Comparing Kanidm with other Services
LLDAP
LLDAP is a similar project aiming for a small and easy to administer LDAP server with a web administration portal. Both projects use the Kanidm LDAP bindings, and have many similar ideas.
The primary benefit of Kanidm over LLDAP is that Kanidm offers a broader set of "built in" features like OAuth2 and OIDC. To use these from LLDAP you need an external portal like Keycloak, where in Kanidm they are "built in". However that is also a strength of LLDAP is that is offers "less" which may make it easier to administer and deploy for you.
If Kanidm is too complex for your needs, you should check out LLDAP as a smaller alternative. If you want a project which has a broader feature set out of the box, then Kanidm might be a better fit.
389-ds / OpenLDAP
Both 389-ds and OpenLDAP are generic LDAP servers. This means they only provide LDAP and you need to bring your own IDM components - you need your own OIDC portal, webui's for self service, commandline tools to administer and more.
If you need the highest levels of customisation possible from your LDAP deployment, then these are probably better alternatives. If you want a service that is easy to setup and focused on IDM, then Kanidm is a better choice.
Kanidm was originally inspired by many elements of both 389-ds and OpenLDAP. Already Kanidm is as fast as (or faster than) 389-ds for performance and scaling as a directory service.
FreeIPA
FreeIPA is another identity management service for Linux/Unix, and ships a huge number of features from LDAP, Kerberos, DNS, Certificate Authority, and more.

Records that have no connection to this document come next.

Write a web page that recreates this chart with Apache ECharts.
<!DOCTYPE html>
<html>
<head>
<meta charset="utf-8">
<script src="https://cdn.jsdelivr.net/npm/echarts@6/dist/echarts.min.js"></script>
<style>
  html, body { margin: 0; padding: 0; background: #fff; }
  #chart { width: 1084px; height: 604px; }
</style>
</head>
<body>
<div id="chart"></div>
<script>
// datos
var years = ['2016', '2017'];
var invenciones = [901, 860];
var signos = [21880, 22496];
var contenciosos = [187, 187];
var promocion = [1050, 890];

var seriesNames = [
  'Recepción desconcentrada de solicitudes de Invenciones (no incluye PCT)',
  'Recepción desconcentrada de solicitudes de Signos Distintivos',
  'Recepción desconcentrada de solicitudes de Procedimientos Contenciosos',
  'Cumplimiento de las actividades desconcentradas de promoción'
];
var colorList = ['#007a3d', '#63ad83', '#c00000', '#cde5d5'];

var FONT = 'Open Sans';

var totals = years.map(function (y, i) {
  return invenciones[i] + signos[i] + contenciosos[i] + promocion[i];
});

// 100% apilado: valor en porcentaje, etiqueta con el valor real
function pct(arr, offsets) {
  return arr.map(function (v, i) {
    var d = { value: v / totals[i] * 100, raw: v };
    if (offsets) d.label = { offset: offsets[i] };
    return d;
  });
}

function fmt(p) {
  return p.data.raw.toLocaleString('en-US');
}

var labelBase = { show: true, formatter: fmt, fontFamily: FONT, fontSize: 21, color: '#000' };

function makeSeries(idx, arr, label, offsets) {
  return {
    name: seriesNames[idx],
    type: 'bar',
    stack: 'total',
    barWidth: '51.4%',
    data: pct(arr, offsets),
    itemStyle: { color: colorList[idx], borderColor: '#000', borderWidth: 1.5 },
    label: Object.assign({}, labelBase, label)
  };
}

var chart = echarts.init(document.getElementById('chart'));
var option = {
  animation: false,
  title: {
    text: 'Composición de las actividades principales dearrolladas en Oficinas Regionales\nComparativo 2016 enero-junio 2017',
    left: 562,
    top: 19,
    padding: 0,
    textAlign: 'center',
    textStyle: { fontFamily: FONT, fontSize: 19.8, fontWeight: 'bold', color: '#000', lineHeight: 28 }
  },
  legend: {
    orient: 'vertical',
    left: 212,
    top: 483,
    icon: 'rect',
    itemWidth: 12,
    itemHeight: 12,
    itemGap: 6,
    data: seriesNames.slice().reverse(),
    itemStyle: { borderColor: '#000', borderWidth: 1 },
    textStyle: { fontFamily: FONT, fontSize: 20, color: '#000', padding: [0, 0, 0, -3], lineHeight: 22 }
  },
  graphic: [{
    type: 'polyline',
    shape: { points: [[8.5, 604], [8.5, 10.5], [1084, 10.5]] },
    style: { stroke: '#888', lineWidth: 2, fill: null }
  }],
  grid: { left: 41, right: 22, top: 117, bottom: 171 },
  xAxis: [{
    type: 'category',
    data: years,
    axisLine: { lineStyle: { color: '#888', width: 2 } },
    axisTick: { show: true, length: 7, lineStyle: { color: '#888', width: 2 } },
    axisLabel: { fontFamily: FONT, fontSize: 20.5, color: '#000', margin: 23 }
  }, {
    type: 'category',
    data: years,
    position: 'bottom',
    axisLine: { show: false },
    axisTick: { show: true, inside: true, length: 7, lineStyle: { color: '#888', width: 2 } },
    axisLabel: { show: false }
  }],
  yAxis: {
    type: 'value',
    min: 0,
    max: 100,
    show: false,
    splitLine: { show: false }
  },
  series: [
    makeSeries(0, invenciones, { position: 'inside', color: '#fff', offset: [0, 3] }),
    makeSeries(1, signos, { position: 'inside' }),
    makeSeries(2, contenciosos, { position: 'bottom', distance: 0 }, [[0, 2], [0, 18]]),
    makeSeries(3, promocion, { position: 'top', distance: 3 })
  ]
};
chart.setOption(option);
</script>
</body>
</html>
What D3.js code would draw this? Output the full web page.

FreeIPA however is a complex system, with a huge amount of parts and configuration. This adds a lot of resource overhead and difficulty for administration.
Kanidm aims to have the features richness of FreeIPA, but without the resource and administration overheads. If you want a complete IDM package, but in a lighter footprint and easier to manage, then Kanidm is probably for you. In testing with 3000 users + 1500 groups, Kanidm is 3 times faster for search operations and 5 times faster for modification and addition of entries (your results may differ however, but generally Kanidm is much faster than FreeIPA).
Keycloak
Keycloak is an OIDC/OAuth2/SAML provider. It allows you to layer on Webauthn to existing IDM systems. Keycloak can operate as a stand alone IDM but generally is a component attached to an existing LDAP server or similar.
Keycloak requires a significant amount of configuration and experience to deploy. It allows high levels of customisation to every detail of it's authentication work flows, which makes it harder to start with in many cases.
Kanidm does NOT require Keycloak to provide services such as OAuth2 and integrates many of the elements in a simpler and correct way out of the box in comparison.
Rauthy
Rauthy is a minimal OIDC provider. It supports WebAuthn just like Kanidm - they actually use our library for it!
Rauthy only provides support for OIDC and so is unable to support other use cases like RADIUS and unix authentication.
If you need a minimal OIDC only provider, Rauthy is an excellent choice. If you need more features then Kanidm will support those.
Authentik / Authelia / Zitadel
Authentik is an IDM provider written in Python and, Authelia and Zitadel are written in Go. all similar to Kanidm in the features it offers but notably all have weaker support for unix authentication and do not support the same level of authentication policy as Kanidm. Notably, all are missing WebAuthn Attestation.
All three use an external SQL server such as PostgreSQL. This can create a potential single source of failure and performance limitation compared to Kanidm which opted to write our own high performance database and replication system instead based on our experience with enterprise LDAP servers.